Access profiles indicate whether an item has view or download restrictions. They work in combination with the rights codes (included in the hathifiles in data element “rights”) to determine user access.

Permitted values include:

  • open - Items with this value do not have any download restrictions. 
  • google - Items with this value have some download restrictions. Any user anywhere can download one page at a time. Member-affiliated users can download the full pdf. 
  • page - Items with this value can be viewed on the HathiTrust website. Users can download individual pages but cannot download the full pdf, regardless of member affiliation.
  • page+lowres - Users can download the item in a lower resolution with a watermark only.

Author

*ADDED 7/1/2018*

author

The name of the person, company or meeting that created the work. Author names are typically in authorized format, meaning that the name is provided in a standardized form used across multiple catalogs and databases.

Includes the following fields from the MARC record:

  • 100 $a $b $c $d - Name of the person who authored the work
  • 110 $a $b $c $d - Name of a corporation or organization that authored the work
  • 111 $a $c $d - Name of a meeting or conference that is responsible for creating the work

*For more information about codes used in HathiTrust internal processes, see the page at https://www.hathitrust.org/internal_codes.

Potential use cases

For research

Researchers can use the hathifiles to do basic analysis against the fields provided. For example, a user who wants to create a HathiTrust Research Center workset or request a HathiTrust dataset can work with the data in the files to create a list of item identifiers that are fully viewable (Access: allow), within a specific date range (Publication Date: xxxx), and in a certain language (Language: xxx).

For libraries

Libraries and vendors of discovery products can use the hathifiles to add links to HathiTrust items when they already have bibliographic records in their catalogs. For example, a library can compare OCLC numbers, ISBNs, and ISSNs in the hathifiles against their own catalog and construct a link to the HathiTrust item or catalog record.

A library can also use the hathifiles to acquire records through other methods:

  • The OCLC identifier can be used to retrieve records either via Connexion or from the OCLC z39.50 server using USE attribute 12.
  • The source institution's record number can be used in obtaining records directly from that institution.

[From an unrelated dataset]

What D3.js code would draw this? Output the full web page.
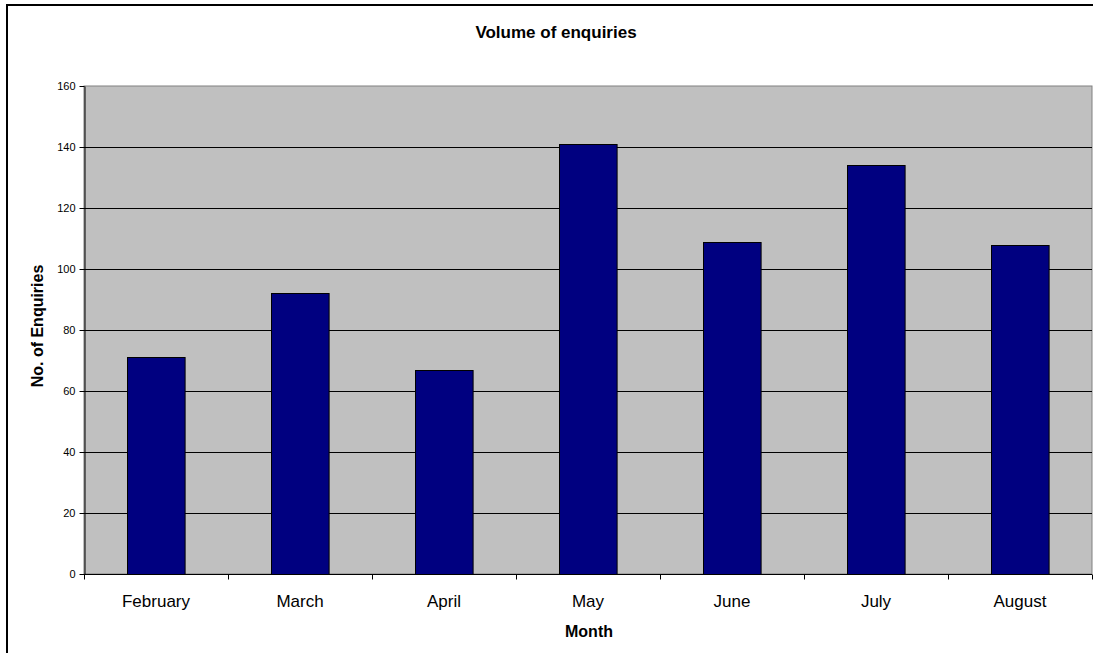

Contact the source institution directly for further information about access to their data.

The hathifiles can also be used in combination with other data feeds that we provide, such as the Bib API or the OAI feed. For example, a non-member library interested in all books (Bibliographic format: BK) that are in the English language (Language: eng), that aren’t US federal government documents (Government Document: 0), and that have been opened with a Creative Commons license (Rights: all codes beginning with “cc”) could use the resulting list of rows to retrieve full MARC records from the Bib API.